Historic building in California, U.S.

The Honor Mansion is a historic building located in Healdsburg, California, United States. Built in 1883, the mansion remained in the same family until 1994. It is now a bed and breakfast accommodation.

==History==

The historic mansion was built in 1883 by William "Squire" Butcher in the Victorian Italianate style. Butcher was wealthy, having made money during the California Gold Rush. He discovered gold after his wagon full of potbelly stoves collapsed due to the weight. The collapse exposed a vein of gold underneath the wagon. At the time he built the mansion, he was a cattle rancher. He started raising cattle after he discovered gold and bought a property in Vacaville, California, to start his new business. Eventually, Butcher, his wife, and four daughters relocated to Healdsburg, near the Pacific Union College, where his children would attend college. Upon relocating to Healdsburg, he built the mansion that would eventually be called the Honor Mansion.

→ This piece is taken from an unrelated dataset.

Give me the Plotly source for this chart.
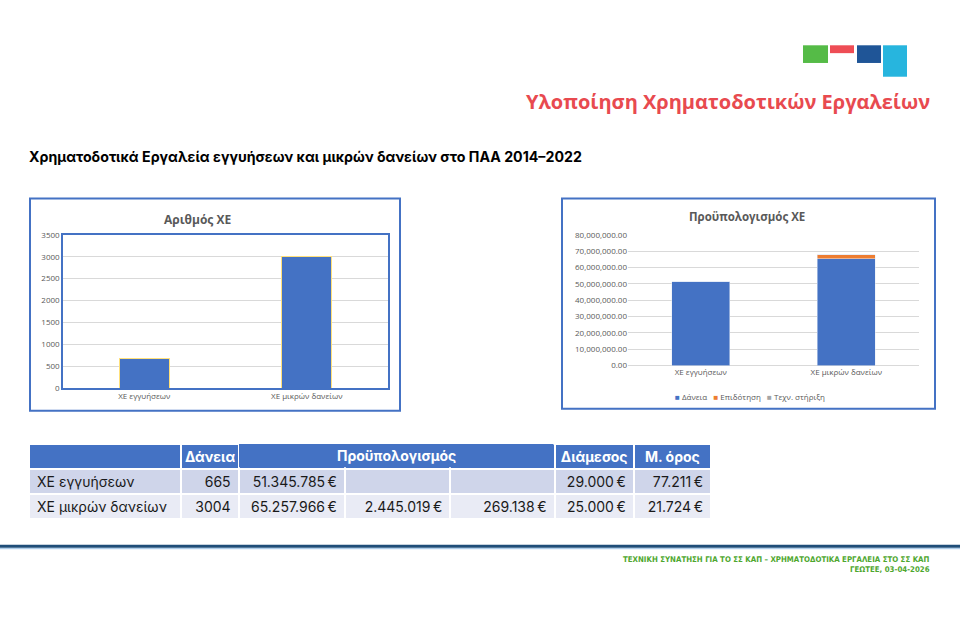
import plotly.graph_objects as go

# δεδομένα
categories = ["ΧΕ εγγυήσεων", "ΧΕ μικρών δανείων"]
loans_count = [665, 3004]
budget_loans = [51345785, 65257966]
budget_subsidy = [None, 2445019]
budget_ta = [None, 269138]
median_loan = [29000, 25000]
mean_loan = [77211, 21724]

series_names = ["Δάνεια", "Επιδότηση", "Τεχν. στήριξη"]
series_colors = ["#4472C4", "#ED7D31", "#A5A5A5"]

table_header = ["", "Δάνεια", "", "", "", "Διάμεσος", "Μ. όρος"]

W, H = 960, 620


def px(x):
    return x / W


def py(y):
    return 1 - y / H


def eur(v):
    if v is None:
        return ""
    return f"{v:,}".replace(",", ".") + "\u202f€"


fig = go.Figure()

# Αριθμός ΧΕ
fig.add_trace(go.Bar(
    x=categories, y=loans_count, xaxis="x", yaxis="y", width=0.31,
    marker=dict(color="#4472C4", line=dict(color="#FFE07A", width=1)),
    showlegend=False, hoverinfo="x+y",
))

# Προϋπολογισμός ΧΕ
for name, vals, col in zip(series_names, [budget_loans, budget_subsidy, budget_ta], series_colors):
    fig.add_trace(go.Bar(
        x=categories, y=[v or 0 for v in vals], name=name, width=0.4,
        xaxis="x2", yaxis="y2", marker=dict(color=col), showlegend=False,
    ))

# πίνακας
cells = [
    categories,
    [str(v) for v in loans_count],
    [eur(v) for v in budget_loans],
    [eur(v) for v in budget_subsidy],
    [eur(v) for v in budget_ta],
    [eur(v) for v in median_loan],
    [eur(v) for v in mean_loan],
]
row_fill = ["#CFD5EA", "#E9EBF5"]
fig.add_trace(go.Table(
    domain=dict(x=[px(29), px(711)], y=[py(562), py(445.5)]),
    columnwidth=[152, 57, 106, 105, 104, 79, 77],
    header=dict(
        values=table_header, height=25,
        fill_color="#4472C4",
        line=dict(color="white", width=2),
        font=dict(family="Inter", size=14, color="white", weight="bold"),
        align="center",
    ),
    cells=dict(
        values=cells, height=25,
        fill_color=[row_fill] * 7,
        line=dict(color="white", width=2),
        font=dict(family="Inter", size=14, color="#1A1A1A"),
        align=["left"] + ["right"] * 6,
    ),
))

grid = "#D9D9D9"
tickfont = dict(family="Open Sans", size=8, color="#595959")

fig.update_layout(
    width=W, height=H,
    margin=dict(l=0, r=0, t=0, b=0),
    paper_bgcolor="white", plot_bgcolor="white",
    font=dict(family="Open Sans", color="#595959"),
    barmode="stack",
    showlegend=False,
    xaxis=dict(domain=[px(63), px(388)], anchor="y", tickfont=tickfont,
               showline=True, mirror=True, linecolor="#4472C4", linewidth=1.5,
               ticks=""),
    yaxis=dict(domain=[py(389), py(233)], anchor="x", range=[0, 3500], dtick=500,
               tickfont=tickfont, gridcolor=grid, showline=True, mirror=True,
               linecolor="#4472C4", linewidth=1.5, zeroline=False),
    xaxis2=dict(domain=[px(628), px(919)], anchor="y2", tickfont=tickfont, ticks=""),
    yaxis2=dict(domain=[py(366), py(233)], anchor="x2", range=[0, 80000001],
                dtick=10000000, tickformat=",.2f", tickfont=tickfont,
                gridcolor=grid, zeroline=True, zerolinecolor=grid, zerolinewidth=1),
)

shapes = [
    # πλαίσια γραφημάτων
    dict(type="rect", xref="paper", yref="paper", x0=px(30), x1=px(400), y0=py(412), y1=py(196),
         line=dict(color="#4472C4", width=2)),
    dict(type="rect", xref="paper", yref="paper", x0=px(562), x1=px(935), y0=py(410), y1=py(196),
         line=dict(color="#4472C4", width=2)),
    # συγχωνευμένο κελί κεφαλίδας
    dict(type="rect", xref="paper", yref="paper", x0=px(239), x1=px(553.5), y0=py(469.5), y1=py(446),
         fillcolor="#4472C4", line=dict(width=0)),
    # λογότυπο
    dict(type="rect", xref="paper", yref="paper", x0=px(803), x1=px(828), y0=py(58), y1=py(40),
         fillcolor="#55BB47", line=dict(width=0)),
    dict(type="rect", xref="paper", yref="paper", x0=px(830), x1=px(854), y0=py(48), y1=py(40),
         fillcolor="#EE4D55", line=dict(width=0)),
    dict(type="rect", xref="paper", yref="paper", x0=px(857), x1=px(881), y0=py(58), y1=py(40),
         fillcolor="#1F5597", line=dict(width=0)),
    dict(type="rect", xref="paper", yref="paper", x0=px(883), x1=px(907), y0=py(72), y1=py(40),
         fillcolor="#27B5DE", line=dict(width=0)),
    # γραμμή υποσέλιδου
    dict(type="line", xref="paper", yref="paper", x0=0, x1=1, y0=py(550), y1=py(550),
         line=dict(color="#1F4E79", width=3)),
    dict(type="line", xref="paper", yref="paper", x0=0, x1=1, y0=py(552.5), y1=py(552.5),
         line=dict(color="#9DC3E6", width=1)),
]
fig.update_layout(shapes=shapes)

# υπόμνημα του δεύτερου γραφήματος
legend_text = "&nbsp;&nbsp;&nbsp;".join(
    f"<span style='color:{c}'>■</span> {n}" for n, c in zip(series_names, series_colors)
)

ann = [
    dict(text="Υλοποίηση Χρηματοδοτικών Εργαλείων", x=px(932), y=py(97), xanchor="right",
         font=dict(family="Open Sans", size=20, color="#E84A4F", weight="bold")),
    dict(text="Χρηματοδοτικά Εργαλεία εγγυήσεων και μικρών δανείων στο ΠΑΑ 2014–2022",
         x=px(27), y=py(153), xanchor="left",
         font=dict(family="Inter", size=14.2, color="black", weight="bold")),
    dict(text="Αριθμός ΧΕ", x=px(197), y=py(217), xanchor="center",
         font=dict(family="Open Sans", size=12, color="#595959", weight="bold")),
    dict(text="Προϋπολογισμός ΧΕ", x=px(747), y=py(214), xanchor="center",
         font=dict(family="Open Sans", size=11.5, color="#595959", weight="bold")),
    dict(text=legend_text, x=px(750), y=py(398), xanchor="center",
         font=dict(family="Open Sans", size=8, color="#595959")),
    dict(text="Προϋπολογισμός", x=px(396), y=py(458), xanchor="center",
         font=dict(family="Inter", size=14, color="white", weight="bold")),
    dict(text="ΤΕΧΝΙΚΗ ΣΥΝΑΤΗΣΗ ΓΙΑ ΤΟ ΣΣ ΚΑΠ – ΧΡΗΜΑΤΟΔΟΤΙΚΑ ΕΡΓΑΛΕΙΑ ΣΤΟ ΣΣ ΚΑΠ",
         x=px(932), y=py(563), xanchor="right",
         font=dict(family="DejaVu Sans Condensed", size=7.8, color="#4EA72E", weight="bold")),
    dict(text="ΓΕΩΤΕΕ, 03-04-2026", x=px(932), y=py(574), xanchor="right",
         font=dict(family="DejaVu Sans Condensed", size=7.8, color="#4EA72E", weight="bold")),
]
for a in ann:
    fig.add_annotation(xref="paper", yref="paper", yanchor="middle", showarrow=False, **a)

fig.write_html("out.html", config={"displayModeBar": False},
               post_script="document.body.style.margin='0';")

Butcher's daughter, Bertha, married Henry Honor, who was also a rancher. Bertha gave birth to a son, Herbert Clyde. Herbert Clyde became a medical doctor and married Vera, also a doctor. The couple went to the Philippines to medical services as missionaries. When World War II erupted, the couple were imprisoned by the Japanese and were prisoners of war for 10 months. Eventually, in 1958, they were freed and returned to Healdsburg. The couple moved back to the mansion, providing primary care services to the community in an annex located on the property.

At one point, the couple renovated the mansion, making one room a living quarter for themselves and two other rooms that would serve as guest rooms, for travelers, marking the shift from family home to bed and breakfast. The two families (Butcher and Honor) owned the property for 108 years total.

In 1994, Cathi and Steve Fowler purchased the property. The property underwent six months of renovations and reopened as a bed & breakfast resort.